Prendre le temps m’a aussi permis de faire une cérémonie pour Françoise à l’image de notre famille, à l’image du monde dans lequel on aurait aimé l’accueillir. Le tourbillon des lendemains nous avait poussés à vite entreprendre une démarche en vue de funérailles. La question de la gestion du corps est malheureusement froidement vite venue. L’hôpital offrait un service d’incinération. Ils ont un lot dans un cimetière pour les enfants décédés, qu’ils mettent en terre une fois l’an, à l’automne. L’infirmière spécialisée en deuil nous avait dit que nous pouvions leur laisser le corps de Françoise et attendant de prendre notre décision. Ce que nous fîmes. Après avoir visité un salon funéraire, nous avons décidé que ça ne nous convenait pas.

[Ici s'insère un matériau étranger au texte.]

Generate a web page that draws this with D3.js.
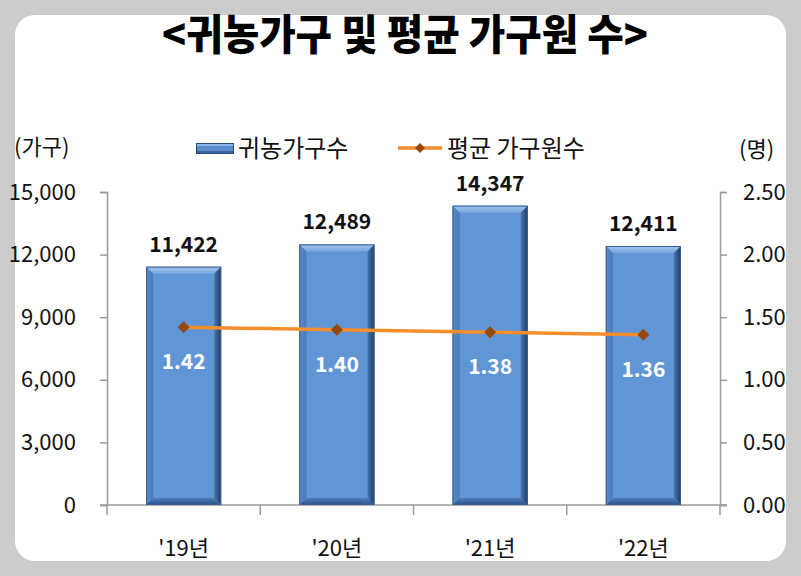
<!DOCTYPE html>
<html>
<head>
<meta charset="utf-8">
<script src="https://cdn.jsdelivr.net/npm/d3@7"></script>
<style>
  body { margin: 0; background: #cccccc; }
  svg { display: block; }
  text { font-family: "Noto Sans CJK KR", "Noto Sans", sans-serif; }
</style>
</head>
<body>
<svg width="801" height="576"></svg>
<script>
const years = ["'19년", "'20년", "'21년", "'22년"];
const households = [11422, 12489, 14347, 12411];
const avgMembers = [1.42, 1.40, 1.38, 1.36];
const leftTicks = [0, 3000, 6000, 9000, 12000, 15000];
const rightTicks = [0, 0.5, 1.0, 1.5, 2.0, 2.5];

const svg = d3.select('svg');

// white card
svg.append('rect')
  .attr('x', 15).attr('y', 15)
  .attr('width', 771).attr('height', 546)
  .attr('rx', 20)
  .attr('fill', '#ffffff');

// title
svg.append('text')
  .attr('x', 405).attr('y', 50)
  .attr('text-anchor', 'middle')
  .attr('font-size', 42)
  .attr('font-weight', 900)
  .attr('textLength', 486)
  .attr('lengthAdjust', 'spacingAndGlyphs')
  .text('<귀농가구 및 평균 가구원 수>');

const x = d3.scaleBand()
  .domain(years)
  .range([107, 720])
  .paddingInner(0.51)
  .paddingOuter(0.255);
const yL = d3.scaleLinear().domain([0, 15000]).range([505, 192]);
const yR = d3.scaleLinear().domain([0, 2.5]).range([505, 192]);

const axisColor = '#9a9a9a';

// left axis
const gl = svg.append('g').attr('transform', 'translate(107,0)')
  .call(d3.axisLeft(yL).tickValues(leftTicks).tickSize(7).tickFormat(d3.format(',')));
// right axis
const gr = svg.append('g').attr('transform', 'translate(720,0)')
  .call(d3.axisRight(yR).tickValues(rightTicks).tickSize(7).tickFormat(d3.format('.2f')));
// bottom axis: ticks at band boundaries
const bounds = years.map(d => x(d) - x.step() * x.paddingInner() / 2).concat([720]);
const gb = svg.append('g').attr('transform', 'translate(0,505)');
gb.append('line').attr('x1', 100).attr('x2', 727).attr('y1', 0).attr('y2', 0)
  .attr('stroke', axisColor).attr('stroke-width', 1.5);
gb.selectAll('.tk').data(bounds).enter().append('line')
  .attr('x1', d => d).attr('x2', d => d).attr('y1', 0).attr('y2', 10)
  .attr('stroke', axisColor).attr('stroke-width', 1.5);
gb.selectAll('.lab').data(years).enter().append('text')
  .attr('x', d => x(d) + x.bandwidth() / 2)
  .attr('y', 51)
  .attr('text-anchor', 'middle')
  .attr('font-size', 22)
  .attr('fill', '#111')
  .text(d => d);

[gl, gr].forEach(g => {
  g.select('.domain').attr('stroke', axisColor).attr('stroke-width', 1.5);
  g.selectAll('.tick line').attr('stroke', axisColor).attr('stroke-width', 1.5);
  g.selectAll('.tick text')
    .attr('font-size', 22)
    .attr('fill', '#111')
    .attr('font-family', '"Noto Sans CJK KR", sans-serif');
});
gl.selectAll('.tick text').attr('x', -31);
gr.selectAll('.tick text').attr('x', 23);

// axis titles
svg.append('text').attr('x', 14).attr('y', 155).attr('font-size', 22).attr('fill', '#111').text('(가구)');
svg.append('text').attr('x', 739).attr('y', 157).attr('font-size', 22).attr('fill', '#111').text('(명)');

// gradients for bevel edges
const defs = svg.append('defs');
function grad(id, x2, y2, c1, c2) {
  const gd = defs.append('linearGradient').attr('id', id)
    .attr('x1', 0).attr('y1', 0).attr('x2', x2).attr('y2', y2);
  gd.append('stop').attr('offset', 0).attr('stop-color', c1);
  gd.append('stop').attr('offset', 1).attr('stop-color', c2);
}
grad('gTop', 0, 1, '#a4c6ee', '#75a5e0');
grad('gRight', 1, 0, '#4a77b2', '#1f3a62');
grad('gBottom', 0, 1, '#4f7fbd', '#2d5185');
grad('gLeft', 1, 0, '#5a8dcb', '#4878b8');

const bv = 7;
function bevelBar(g, bx, by, bw, bh) {
  g.append('rect').attr('x', bx).attr('y', by).attr('width', bw).attr('height', bh)
    .attr('fill', '#6196d6');
  g.append('polygon')
    .attr('points', [[bx, by], [bx + bw, by], [bx + bw - bv, by + bv], [bx + bv, by + bv]].join(' '))
    .attr('fill', 'url(#gTop)');
  g.append('polygon')
    .attr('points', [[bx, by], [bx + bv, by + bv], [bx + bv, by + bh - bv], [bx, by + bh]].join(' '))
    .attr('fill', 'url(#gLeft)');
  g.append('polygon')
    .attr('points', [[bx + bw, by], [bx + bw, by + bh], [bx + bw - bv, by + bh - bv], [bx + bw - bv, by + bv]].join(' '))
    .attr('fill', 'url(#gRight)');
  g.append('polygon')
    .attr('points', [[bx, by + bh], [bx + bw, by + bh], [bx + bw - bv, by + bh - bv], [bx + bv, by + bh - bv]].join(' '))
    .attr('fill', 'url(#gBottom)');
  g.append('rect').attr('x', bx + 0.5).attr('y', by + 0.5).attr('width', bw - 1).attr('height', bh - 1)
    .attr('fill', 'none').attr('stroke', '#3a5f92').attr('stroke-width', 1);
}

const barsG = svg.append('g');
years.forEach((d, i) => {
  const g = barsG.append('g');
  bevelBar(g, x(d), yL(households[i]), x.bandwidth(), yL(0) - yL(households[i]));
});

// bar labels
svg.selectAll('.blab').data(years).enter().append('text')
  .attr('x', d => x(d) + x.bandwidth() / 2)
  .attr('y', (d, i) => yL(households[i]) - 15)
  .attr('text-anchor', 'middle')
  .attr('font-size', 21)
  .attr('font-weight', 700)
  .attr('fill', '#111')
  .text((d, i) => d3.format(',')(households[i]));

// line
const line = d3.line()
  .x((d, i) => x(years[i]) + x.bandwidth() / 2)
  .y(d => yR(d));
svg.append('path').datum(avgMembers)
  .attr('d', line)
  .attr('fill', 'none')
  .attr('stroke', '#f58d2c')
  .attr('stroke-width', 3.5);

const diamond = d3.symbol().type(d3.symbolSquare).size(72);
svg.selectAll('.mk').data(avgMembers).enter().append('path')
  .attr('d', diamond)
  .attr('transform', (d, i) => `translate(${x(years[i]) + x.bandwidth() / 2},${yR(d)}) rotate(45)`)
  .attr('fill', '#944a0e');

svg.selectAll('.llab').data(avgMembers).enter().append('text')
  .attr('x', (d, i) => x(years[i]) + x.bandwidth() / 2)
  .attr('y', d => yR(d) + 42)
  .attr('text-anchor', 'middle')
  .attr('font-size', 21)
  .attr('font-weight', 700)
  .attr('fill', '#ffffff')
  .text(d => d.toFixed(2));

// legend
const lg = svg.append('g');
(function () {
  const bx = 196, by = 143, bw = 38, bh = 11;
  lg.append('rect').attr('x', bx).attr('y', by).attr('width', bw).attr('height', bh).attr('fill', '#5a8ccc');
  lg.append('rect').attr('x', bx).attr('y', by).attr('width', bw).attr('height', 3).attr('fill', '#8ab5e8');
  lg.append('rect').attr('x', bx).attr('y', by + bh - 3).attr('width', bw).attr('height', 3).attr('fill', '#3a639c');
  lg.append('rect').attr('x', bx + 0.5).attr('y', by + 0.5).attr('width', bw - 1).attr('height', bh - 1)
    .attr('fill', 'none').attr('stroke', '#2a4a78');
})();
lg.append('text').attr('x', 238).attr('y', 157).attr('font-size', 24).attr('fill', '#111').text('귀농가구수');
lg.append('line').attr('x1', 398).attr('x2', 442).attr('y1', 148).attr('y2', 148)
  .attr('stroke', '#f58d2c').attr('stroke-width', 3.5);
lg.append('path').attr('d', d3.symbol().type(d3.symbolSquare).size(50))
  .attr('transform', 'translate(420,148) rotate(45)').attr('fill', '#944a0e');
lg.append('text').attr('x', 447).attr('y', 157).attr('font-size', 24).attr('fill', '#111').text('평균 가구원수');
</script>
</body>
</html>
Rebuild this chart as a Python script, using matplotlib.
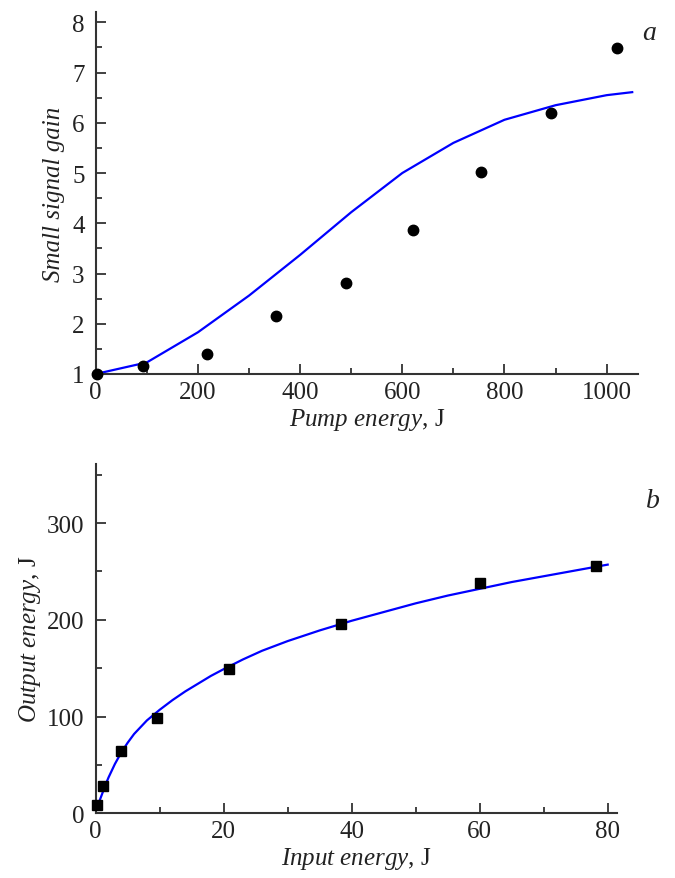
import matplotlib.pyplot as plt
from matplotlib.ticker import MultipleLocator

plt.rcParams['font.family'] = 'Liberation Serif'
plt.rcParams['mathtext.fontset'] = 'custom'
plt.rcParams['mathtext.rm'] = 'Liberation Serif'
plt.rcParams['mathtext.it'] = 'Liberation Serif:italic'

# Panel a: small signal gain vs pump energy
pump_meas = [3, 92, 217, 353, 489, 620, 755, 891, 1021]
gain_meas = [1.0, 1.16, 1.40, 2.16, 2.81, 3.86, 5.03, 6.20, 7.48]
pump_calc = [0, 100, 200, 300, 400, 500, 600, 700, 800, 900, 1000, 1050]
gain_calc = [1.0, 1.23, 1.83, 2.56, 3.37, 4.22, 5.00, 5.60, 6.06, 6.35, 6.55, 6.61]

# Panel b: output energy vs input energy
in_meas = [0.15, 1.2, 3.95, 9.6, 20.9, 38.4, 60.0, 78.1]
out_meas = [8.6, 28, 64, 98.5, 149, 196, 238.5, 255.5]
in_calc = [0.3, 0.6, 1, 1.5, 2, 2.5, 3, 4, 5, 6, 7, 8, 10, 12, 14, 16, 18, 20,
           23, 26, 30, 35, 40, 45, 50, 55, 60, 65, 70, 75, 80]
out_calc = [7, 13, 20, 29, 37, 44, 51, 63, 73, 82, 89, 96, 107, 117, 126, 134,
            142, 149, 159, 168, 178, 189, 199, 208, 217, 225, 232, 239, 245,
            251, 257]

fig = plt.figure(figsize=(6.75, 8.79), dpi=100)
ax1 = fig.add_axes([0.1418, 0.5734, 0.8039, 0.4115])
ax2 = fig.add_axes([0.1418, 0.0736, 0.7727, 0.3974])

axc = '#333333'
for ax in (ax1, ax2):
    for s in ('top', 'right'):
        ax.spines[s].set_visible(False)
    for s in ('left', 'bottom'):
        ax.spines[s].set_color(axc)
        ax.spines[s].set_linewidth(1.5)
    ax.tick_params(which='both', direction='in', colors=axc, width=1.3,
                   labelsize=18, labelcolor='#222222')
    ax.tick_params(which='major', length=7)
    ax.tick_params(which='minor', length=4)
    ax.tick_params(axis='y', pad=8)
    ax.tick_params(axis='x', pad=5)

ax1.plot(pump_calc, gain_calc, color='#0000ff', lw=1.6, zorder=2)
ax1.plot(pump_meas, gain_meas, 'o', color='black', ms=7.5, zorder=3, clip_on=False)
ax1.set_xlim(0, 1062)
ax1.set_ylim(1, 8.2)
ax1.xaxis.set_major_locator(MultipleLocator(200))
ax1.xaxis.set_minor_locator(MultipleLocator(100))
ax1.yaxis.set_major_locator(MultipleLocator(1))
ax1.yaxis.set_minor_locator(MultipleLocator(0.5))
ax1.set_xlabel(r'$\it{Pump\ energy,}\,\mathrm{J}$', fontsize=18, color='#222222',
               labelpad=2)
ax1.set_ylabel('Small signal gain', fontsize=18, style='italic', color='#222222',
               labelpad=5)
fig.text(0.962, 0.962, 'a', fontsize=20, style='italic', color='#222222',
         ha='center', va='center')

ax2.plot(in_calc, out_calc, color='#0000ff', lw=1.6, zorder=2)
ax2.plot(in_meas, out_meas, 's', color='black', ms=7, zorder=3, clip_on=False)
ax2.set_xlim(0, 81.5)
ax2.set_ylim(0, 361)
ax2.xaxis.set_major_locator(MultipleLocator(20))
ax2.xaxis.set_minor_locator(MultipleLocator(10))
ax2.yaxis.set_major_locator(MultipleLocator(100))
ax2.yaxis.set_minor_locator(MultipleLocator(50))
ax2.set_xlabel(r'$\it{Input\ energy,}\,\mathrm{J}$', fontsize=18, color='#222222',
               labelpad=2)
ax2.set_ylabel(r'$\it{Output\ energy,}\,\mathrm{J}$', fontsize=18, color='#222222',
               labelpad=3)
fig.text(0.967, 0.429, 'b', fontsize=20, style='italic', color='#222222',
         ha='center', va='center')

fig.savefig('out.png', dpi=100)
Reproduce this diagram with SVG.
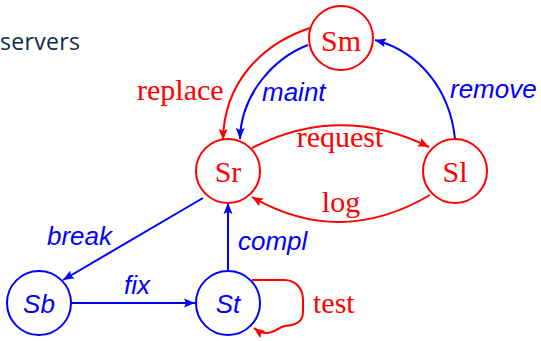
<svg xmlns="http://www.w3.org/2000/svg" width="541" height="341" viewBox="0 0 541 341">
  <defs>
    <marker id="arrRed" markerUnits="userSpaceOnUse" markerWidth="12" markerHeight="10" refX="11" refY="5" orient="auto">
      <path d="M0,0.5 L11,5 L0,9.5 L2,5 z" fill="#ff0000"/>
    </marker>
    <marker id="arrBlue" markerUnits="userSpaceOnUse" markerWidth="12" markerHeight="10" refX="11" refY="5" orient="auto">
      <path d="M0,0.5 L11,5 L0,9.5 L2,5 z" fill="#0000ff"/>
    </marker>
  </defs>
  <style>
    .node-red { fill: #ffffff; stroke: #ff0000; stroke-width: 2; }
    .node-blue { fill: #ffffff; stroke: #0000ff; stroke-width: 2; }
    .serif { font-family: "Liberation Serif", "Times New Roman", serif; font-size: 30px; fill: #ff0000; }
    .sans { font-family: "Liberation Sans", Arial, sans-serif; font-style: italic; font-size: 26px; fill: #0000ff; }
    .e-red { fill: none; stroke: #ff0000; stroke-width: 2; marker-end: url(#arrRed); }
    .e-blue { fill: none; stroke: #0000ff; stroke-width: 2; marker-end: url(#arrBlue); }
  </style>
  <rect width="541" height="341" fill="#ffffff"/>

  <text x="0" y="50" font-family="'Open Sans', 'Liberation Sans', sans-serif" font-size="23" fill="#0f2a4f" textLength="80">servers</text>

  <g id="edges">
    <path class="e-red" d="M310,28 C262,44 224,82 223,140"/>
    <path class="e-blue" d="M308,45 C274,58 241,94 240,139"/>
    <path class="e-blue" d="M455,139 C450,90 420,52 375,40"/>
    <path class="e-red" d="M252,148 Q340,103 429,147"/>
    <path class="e-red" d="M430,195 Q340,248 252,197"/>
    <path class="e-blue" d="M203,198 L63,280"/>
    <path class="e-blue" d="M71,303 L195,303"/>
    <path class="e-blue" d="M228,271 L228,203"/>
    <path class="e-red" d="M252,280 L284,280 C297,280 303,290 303,300 L303,312 C303,322 296,325 285,326 C278,327 276,333 266,333 C262,333 258,331 254,328"/>
  </g>

  <g id="labels">
    <text class="serif" x="137" y="100">replace</text>
    <text class="sans" x="262" y="101">maint</text>
    <text class="sans" x="450" y="98">remove</text>
    <text class="serif" x="340" y="147" text-anchor="middle">request</text>
    <text class="serif" x="341" y="212" text-anchor="middle">log</text>
    <text class="sans" x="47" y="245">break</text>
    <text class="sans" x="137" y="294" text-anchor="middle">fix</text>
    <text class="sans" x="238" y="250">compl</text>
    <text class="serif" x="313" y="313">test</text>
  </g>

  <g id="Sm">
    <circle class="node-red" cx="341" cy="38" r="32"/>
    <text class="serif" x="341" y="51" text-anchor="middle">Sm</text>
  </g>
  <g id="Sr">
    <circle class="node-red" cx="228" cy="171" r="32"/>
    <text class="serif" x="228" y="182" text-anchor="middle">Sr</text>
  </g>
  <g id="Sl">
    <circle class="node-red" cx="455" cy="171" r="32"/>
    <text class="serif" x="455" y="182" text-anchor="middle">Sl</text>
  </g>
  <g id="Sb">
    <circle class="node-blue" cx="39" cy="303" r="32"/>
    <text class="sans" x="39" y="313" text-anchor="middle">Sb</text>
  </g>
  <g id="St">
    <circle class="node-blue" cx="228" cy="303" r="32"/>
    <text class="sans" x="228" y="313" text-anchor="middle">St</text>
  </g>
</svg>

Nous avons la chance d’avoir des ami.e.s plein.e.s de ressources et de talents et avons donc organisé avec eux une célébration plus personnelle. Nous avons récupéré les cendres et acheté une urne magnifique. Un petit bateau de papier en sable des Îles-de-la-Madeleine, d’où je suis originaire. Nos généreux amis nous ont aidés dans l’organisation de la cérémonie. Un ami restaurateur nous a fourni la nourriture. Un ami photographe nous a prêté son studio. Des amis ont décoré avec nous, se sont occupés d’accueillir les gens, se sont occupés des enfants. À l’image des amis qui aident les nouveaux parents à s’adapter à la parentalité, nous avons été entourés dans l’adaptation à cette réalité d’une parentalité orpheline. Que nos ami.e.s se soient mobilisé.e.s pour offrir à Françoise une célébration belle a marqué nos vies. Je me réfugie souvent dans ces pensées.
Ma famille a été entourée d’amour. C’est l’amour des autres et la reconnaissance de l’importance de la vie de Françoise qui m’apportent le plus grand réconfort dans cette épreuve.